Types of parking notices: Notice to Driver (NtD), Notice to Keeper (NtK), and Notice to Hirer (NtH)

Before looking at the different types of parking notices, it is important to understand two foundational points about private parking enforcement.
First, the law treats the Driver, the Registered Keeper, and the Hirer as separate and distinct legal persons, even though they may sometimes be the same individual in everyday life.

• The Driver is the person who was driving the vehicle at the time.
• The Registered Keeper (usually shortened to Keeper) is the person or organisation recorded by the DVLA as responsible for taxing the vehicle.
• The Hirer is the person who had possession of the vehicle under a hire or lease agreement.

Second, at the point any private parking notice is issued—whether a Notice to Driver (NtD), Notice to Keeper, (NtK) or Notice to Hirer (NtH)—the parking operator does not know the identity of the person who was driving.

Private parking firms do not witness who parks a vehicle. They rely on vehicle registration data, photographs, or automated systems. When a notice is issued, it is done on the basis of the vehicle’s presence, not on personal knowledge of who was driving it.

This distinction is critical. Liability in private parking does not arise because a vehicle is registered to someone. It arises, if at all, only through specific legal mechanisms. Those mechanisms depend heavily on whether the identity of the Driver is known or remains unknown.

For this reason, the information provided by the recipient of a parking notice can materially affect who, if anyone, a parking operator may lawfully pursue. How liability can shift between Driver, Keeper, and Hirer is governed by statute and contract law, and is addressed in later articles.

With that context in mind, private parking enforcement usually involves one of three types of notice. Although they are often loosely referred to as “parking tickets”, each serves a different function and engages different legal considerations.

Private parking enforcement commonly involves three distinct forms of notice. Although they are often conflated in correspondence and by recipients, each serves a different legal purpose and engages different potential routes to liability.

A Notice to Driver (NtD) is the notice placed on a vehicle at the time of the alleged parking event. Its purpose is straightforward: it tells the Driver that the operator claims the parking terms were breached. An NtD is directed at the Driver only. At this stage, the parking company is not alleging that the Keeper or Hirer owes anything. An NtD does not, by itself, create liability for anyone other than the Driver.

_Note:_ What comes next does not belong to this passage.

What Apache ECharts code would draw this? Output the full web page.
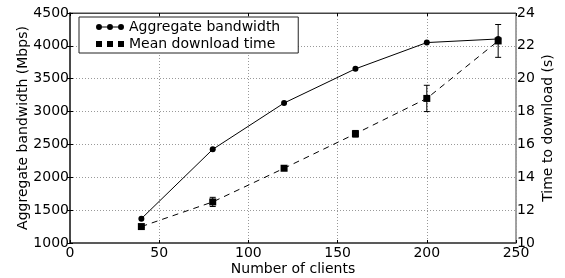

A Notice to Keeper (NtK) is sent to the Keeper of the vehicle. This may happen because no NtD was placed on the vehicle, or because the operator is attempting to pursue payment from the Keeper instead of the Driver. Although an NtK may claim that the Keeper is liable, this is only possible in limited circumstances set out in statute. If those conditions are not met, the NtK does not transfer liability. In practical terms, it is no more than a demand for payment combined with a request to identify the Driver.

A Notice to Hirer (NtH) applies where the vehicle was hired or leased. In these cases, the Registered Keeper is usually a hire or leasing company. The NtH is the mechanism a parking operator uses to try to pursue the Hirer instead. As with a Notice to Keeper, liability does not arise automatically. The operator must meet strict legal requirements and provide specific supporting documents before any liability can lawfully be transferred to the Hirer.

These notices are not interchangeable. Each is aimed at a different legal role and only operates within defined limits. What matters is not the label used by the parking company, but whether the notice has been issued to the correct person, in the correct capacity, and in circumstances where the law allows liability to be asserted.

It is also important not to confuse these private parking notices with statutory penalty notices issued by councils or other public authorities. Similar wording and acronyms are often used deliberately, but a private parking notice is not a fine and does not carry automatic enforcement powers.

The purpose of this article is to help the reader identify what type of notice they have received and to understand what that notice can, and cannot, do as a matter of law. Whether a particular notice is valid, compliant, or enforceable is dealt with elsewhere.